A CPI das Milícias provocou a prisão de alguns vereadores e deputados, mas a influência dos milicianos nas eleições não foi abalada. Só no último ano eleitoral, o Disque Denúncia recebeu 87 informações que envolviam candidatos suspeitos de associação com milícias. “De fato, sob a aura de uma pretensa representatividade em relação às comunidades das quais fazem parte, os milicianos se candidatam a cargos no Legislativo e, assim, garantem maior estabilidade, poder e legitimidade no controle local”, explica Thais Duarte, que alerta: “Isso é um ponto para ser observado em relação às eleições de 2018”.
Intervenção? E daí?
Novos territórios, ano eleitoral, paz para crescer. Suspeitas de praticar dezenas de eliminações políticas, as milícias seguem atuando sem serem incomodadas, mesmo sob a intervenção militar federal que já dura mais de um mês. As operações do Exército ignoram as áreas dominadas por paramilitares. O interventor chegou a dizer que agiria contra a corrupção na polícia, mas as visitas feitas em Batalhões focaram apenas nas condições de trabalho.

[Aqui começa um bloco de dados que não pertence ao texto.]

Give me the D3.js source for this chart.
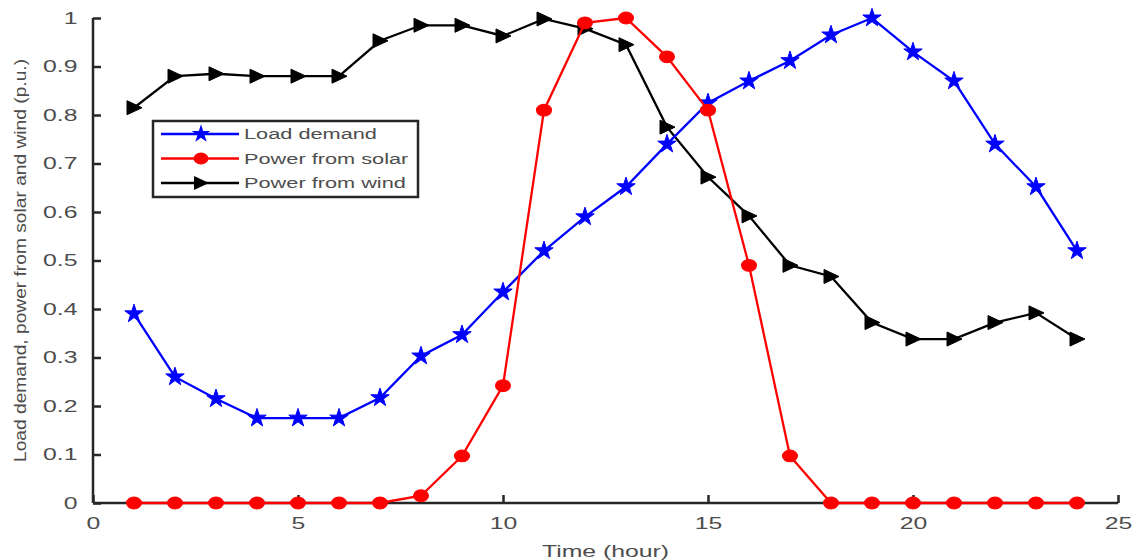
<!DOCTYPE html>
<html>
<head>
<meta charset="utf-8">
<script src="https://cdn.jsdelivr.net/npm/d3@7"></script>
<style>
  body { margin: 0; background: #fff; }
  svg text { font-family: "Liberation Sans", Arial, Helvetica, sans-serif; fill: #4d4d4d; }
</style>
</head>
<body>
<div id="chart"></div>
<script>
// hours 1..24
const hours = d3.range(1, 25);

const loadDemand = [0.39, 0.26, 0.215, 0.175, 0.175, 0.175, 0.217, 0.303, 0.347, 0.435,
    0.52, 0.59, 0.652, 0.74, 0.825, 0.87, 0.912, 0.965, 1.0, 0.93,
    0.87, 0.74, 0.652, 0.52];

const solarPower = [0, 0, 0, 0, 0, 0, 0, 0.015, 0.097, 0.242,
    0.81, 0.99, 1.0, 0.92, 0.81, 0.49, 0.097, 0, 0, 0,
    0, 0, 0, 0];

const windPower = [0.815, 0.88, 0.885, 0.88, 0.88, 0.88, 0.953, 0.985, 0.985, 0.963,
    0.998, 0.978, 0.945, 0.775, 0.672, 0.592, 0.49, 0.467, 0.372, 0.338,
    0.338, 0.372, 0.392, 0.338];

const xTicks = [0, 5, 10, 15, 20, 25];
const yTicks = d3.range(0, 11).map(d => d / 10);

const width = 1138, height = 560;
const margin = {top: 18, right: 20, bottom: 57, left: 93};
const stretch = 1.55; // text in the picture is wide

const svg = d3.select("#chart").append("svg")
    .attr("width", width)
    .attr("height", height);

const x = d3.scaleLinear().domain([0, 25]).range([margin.left, 1118]);
const y = d3.scaleLinear().domain([0, 1]).range([height - margin.bottom, margin.top]);

const axisColor = "#262626";

// axes (MATLAB style, ticks pointing inward, no box)
const xAxis = svg.append("g")
    .attr("transform", `translate(0,${y(0)})`)
    .call(d3.axisBottom(x).tickValues(xTicks).tickSize(-8).tickPadding(15).tickFormat(d3.format("d")));
const yAxis = svg.append("g")
    .attr("transform", `translate(${x(0)},0)`)
    .call(d3.axisLeft(y).tickValues(yTicks).tickSize(-8).tickPadding(10)
        .tickFormat(d => d === 0 ? "0" : d === 1 ? "1" : d3.format(".1f")(d)));

[xAxis, yAxis].forEach(g => {
    g.select(".domain").attr("stroke", axisColor).attr("stroke-width", 2.5);
    g.selectAll(".tick line").attr("stroke", axisColor).attr("stroke-width", 2.5);
    g.selectAll(".tick text")
        .style("font-size", "16px")
        .attr("fill", "#4d4d4d")
        .attr("transform", `scale(${stretch},1)`);
});
xAxis.select(".domain").attr("d", `M${x(0)},0H${x(25)}`);
yAxis.select(".domain").attr("d", `M0,${y(0)}V${y(1)}`);

// axis labels
svg.append("text")
    .attr("transform", `translate(${(x(0) + x(25)) / 2},557) scale(${stretch},1)`)
    .attr("text-anchor", "middle")
    .style("font-size", "16px")
    .text("Time (hour)");

svg.append("text")
    .attr("transform", `translate(26,${(y(0) + y(1)) / 2}) rotate(-90) scale(1.2,1)`)
    .attr("text-anchor", "middle")
    .style("font-size", "16px")
    .text("Load demand, power from solar and wind (p.u.)");

// series
const series = [
    {name: "Load demand", values: loadDemand, color: "#0000ff", marker: "star"},
    {name: "Power from solar", values: solarPower, color: "#ff0000", marker: "circle"},
    {name: "Power from wind", values: windPower, color: "#000000", marker: "triangle"}
];

const line = d3.line()
    .x((d, i) => x(hours[i]))
    .y(d => y(d));

function markerPath(type) {
    if (type === "star") return d3.symbol().type(d3.symbolStar).size(105)();
    if (type === "circle") return d3.symbol().type(d3.symbolCircle).size(110)();
    // right-pointing triangle
    return "M8,0L-7,-7L-7,7Z";
}

function markerScale(type) {
    return type === "circle" ? " scale(1.25,1)" : "";
}

const lineOrder = [series[2], series[0], series[1]];
lineOrder.forEach(s => {
    svg.append("path")
        .datum(s.values)
        .attr("fill", "none")
        .attr("stroke", s.color)
        .attr("stroke-width", 2.3)
        .attr("d", line);

    svg.selectAll(null)
        .data(s.values)
        .enter()
        .append("path")
        .attr("d", markerPath(s.marker))
        .attr("transform", (d, i) => `translate(${x(hours[i])},${y(d)})` + markerScale(s.marker))
        .attr("fill", s.color)
        .attr("stroke", s.color)
        .attr("stroke-width", 1);
});

// legend
const legend = svg.append("g").attr("transform", "translate(153,121)");
legend.append("rect")
    .attr("width", 265)
    .attr("height", 76)
    .attr("fill", "#fff")
    .attr("stroke", axisColor)
    .attr("stroke-width", 2.5);

series.forEach((s, i) => {
    const ly = 13 + i * 24.5;
    legend.append("line")
        .attr("x1", 8).attr("x2", 86)
        .attr("y1", ly).attr("y2", ly)
        .attr("stroke", s.color)
        .attr("stroke-width", 2.3);
    legend.append("path")
        .attr("d", markerPath(s.marker))
        .attr("transform", `translate(48,${ly})` + markerScale(s.marker))
        .attr("fill", s.color);
    legend.append("text")
        .attr("transform", `translate(91,${ly + 5}) scale(1.45,1)`)
        .style("font-size", "15px")
        .text(s.name);
});
</script>
</body>
</html>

Milicianos agora agem debaixo das barbas dos militares. Alvo de disputa entre traficantes do Comando Vermelho e milícias, a Praça Seca é um exemplo disso. O bairro da zona oeste do Rio tem registrado índices de tiroteios contínuos absurdos. Só este ano já foram registrados 100 tiroteios/disparos de arma no bairro, de acordo com o Fogo Cruzado, data lab que mensura os impactos de violência armada.

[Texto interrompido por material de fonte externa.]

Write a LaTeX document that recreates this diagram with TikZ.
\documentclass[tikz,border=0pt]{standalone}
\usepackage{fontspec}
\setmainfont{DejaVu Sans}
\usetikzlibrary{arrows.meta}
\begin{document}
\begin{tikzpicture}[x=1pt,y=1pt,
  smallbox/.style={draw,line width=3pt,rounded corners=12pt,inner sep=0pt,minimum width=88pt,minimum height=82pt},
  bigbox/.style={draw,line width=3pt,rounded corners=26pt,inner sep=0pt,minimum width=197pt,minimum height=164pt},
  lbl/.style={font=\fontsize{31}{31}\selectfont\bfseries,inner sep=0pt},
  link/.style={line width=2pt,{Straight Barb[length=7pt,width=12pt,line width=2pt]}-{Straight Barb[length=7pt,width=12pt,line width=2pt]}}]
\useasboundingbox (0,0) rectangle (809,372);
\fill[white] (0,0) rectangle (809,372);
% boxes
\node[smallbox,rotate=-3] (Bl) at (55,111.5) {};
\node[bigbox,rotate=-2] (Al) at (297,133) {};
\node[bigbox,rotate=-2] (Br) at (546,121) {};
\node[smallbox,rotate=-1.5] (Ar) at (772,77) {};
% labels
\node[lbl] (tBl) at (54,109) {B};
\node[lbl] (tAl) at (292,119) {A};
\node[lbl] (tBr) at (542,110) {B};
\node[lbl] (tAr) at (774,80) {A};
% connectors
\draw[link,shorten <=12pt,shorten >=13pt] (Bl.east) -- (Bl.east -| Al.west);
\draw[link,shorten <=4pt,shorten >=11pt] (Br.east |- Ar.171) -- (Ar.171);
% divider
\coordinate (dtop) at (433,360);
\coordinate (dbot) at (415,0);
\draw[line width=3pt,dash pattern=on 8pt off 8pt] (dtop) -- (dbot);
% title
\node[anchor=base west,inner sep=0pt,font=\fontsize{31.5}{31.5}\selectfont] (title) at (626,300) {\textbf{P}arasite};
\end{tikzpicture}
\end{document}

“São horas de tiroteios. Porque não fazem operação aqui. Cadê o exército?”, desabafou anonimamente uma moradora, que passou cinco horas dentro do banheiro de sua casa, para se proteger, no dia 17 de março. No dia seguinte, foram mais de 13 horas de tiroteios. Uma semana depois, outras 17 horas. Sem polícia. Sem exército.
“Morei na Praça Seca por 24 anos e nunca vi a situação como está hoje. Não que não houvesse tiroteio, mas eram muito raros. De uns cinco anos pra cá, eles pioraram de intensidade e frequência”, explica uma ex-moradora do local que pediu anonimato já que hoje vive em um bairro vizinho. Frequentemente, corpos são desovados em plena luz do dia, pessoas são atingidas por balas perdidas no meio da Cândido Benício – a via expressa que corta uma praça –, tiros já atingiram até a estação do BRT. “Já faltei a compromissos por não conseguir sair de casa por causa dos tiros. Tenho amigos que perderam provas de concurso, perderam vagas de emprego por causa da violência. Tá insustentável, e o pior de tudo é que ninguém na grande mídia fala sobre o assunto”.
A situação do Rio é realmente muito ruim, e a solução apresentada – a intervenção federal de cunho militar – é apenas mais uma oportunidade de boas fotos para jornais e TVs. Crimes como assassinatos e roubos de cargas cresceram neste período, exatamente como nos últimos anos de ação das Forças Armadas.
Estes cenários não são novos e os precedentes deixam a dica de que pouco ou nada vai mudar. O interventor federal no Estado foi o coordenador da segurança na Olimpíada. Neste mesmo período, os agentes da Força Nacional que participaram do esquema de segurança dos Jogos tiveram de se submeter às ordens da milícia na Zona Oeste do Rio. Segundo alguns deles denunciaram ao Extra, eles não podiam circular armados pelo bairro Gardênia Azul e foram impedidos até de instalar internet nos apartamentos onde ficaram alojados, no condomínio Vila Carioca, do “Minha casa, minha vida”, no bairro vizinho, o Anil.
Assustador, não? O Bonde do Morcego tem razão: tá tudo dominado.